Beengte Platzverhältnisse beim NSU-Prozess
Medienhickhack im Vorfeld
Dem Prozess ging ein wochenlanger Streit über die Vergabe der Presseplätze voraus. Weil nach dem ursprünglichen Akkreditierungsverfahren türkische Medien zunächst leer ausgegangen waren, ordnete das Bundesverfassungsgericht eine Neuvergabe der Plätze an - und der Prozessauftakt musste verschoben werden.
Infografik
Der Saal ist zwar der größte im Münchner Strafjustizzentrum. Angesichts der hohen Zahl von Nebenklägern und Opferanwälten und dem großen Interesse von Medien und normalen Besuchern ist der Raum allerdings zu klein. An besonders interessanten Verhandlungstagen bilden sich Schlangen vor dem Gerichtsgebäude.
Jahrelanger Mammutprozess
Zwei bis zweieinhalb Jahre. So hatte die Münchner Justiz die Prozessdauer vorab eingeschätzt, und diese Prognose könnte sich am Ende als realistisch erweisen. Die Beweisaufnahme zu zehn Morden, zwei Sprengstoffanschlägen und 15 Raubüberfällen ist äußerst umfangreich. Die vielen Opferanwälte haben natürlich auch viele Fragen.
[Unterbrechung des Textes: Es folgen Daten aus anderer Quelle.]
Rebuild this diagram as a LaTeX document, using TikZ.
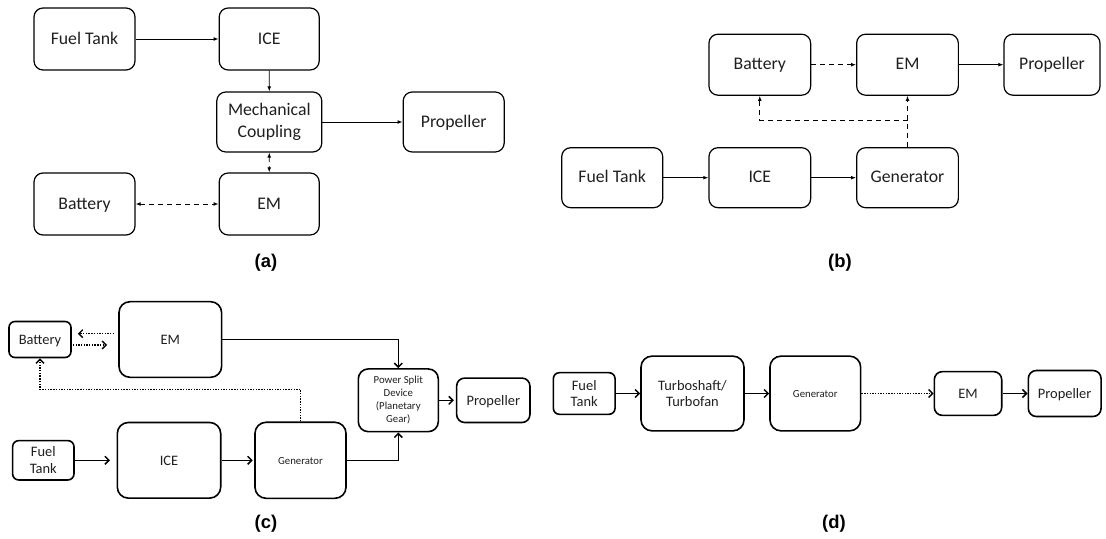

Außerdem ist vor allem die Befragung von Zeugen aus dem Umfeld der Angeklagten außergewöhnlich mühsam. Sie leiden häufig unter teils nicht nachvollziehbaren Erinnerungslücken, und ihre Befragungen ziehen sich zum Teil über mehrere Verhandlungstage hin.
Überraschung in der Anfangsphase
Nur wenige Wochen nach Beginn brachte der Prozess bereits eine Riesenüberraschung. Der Angeklagte Carsten S. erklärte, Mundlos und Böhnhardt hätten ihm von einem Anschlag in Nürnberg mit einer Taschenlampe berichtet, der nicht geklappt habe. Im Juni 1999 explodierte in einer von einem Türken betriebenen Pilsbar in Nürnberg tatsächlich eine als Taschenlampe getarnte Rohrbombe und verletzte einen türkischen Mitarbeiter der Bar leicht. Die Bombe hätte nach Einschätzung der Ermittler eine deutlich stärkere Wirkung haben sollen, funktionierte aber nicht richtig. Die Bundesanwaltschaft geht mittlerweile davon aus, dass auch diese Tat ein Anschlag des NSU war.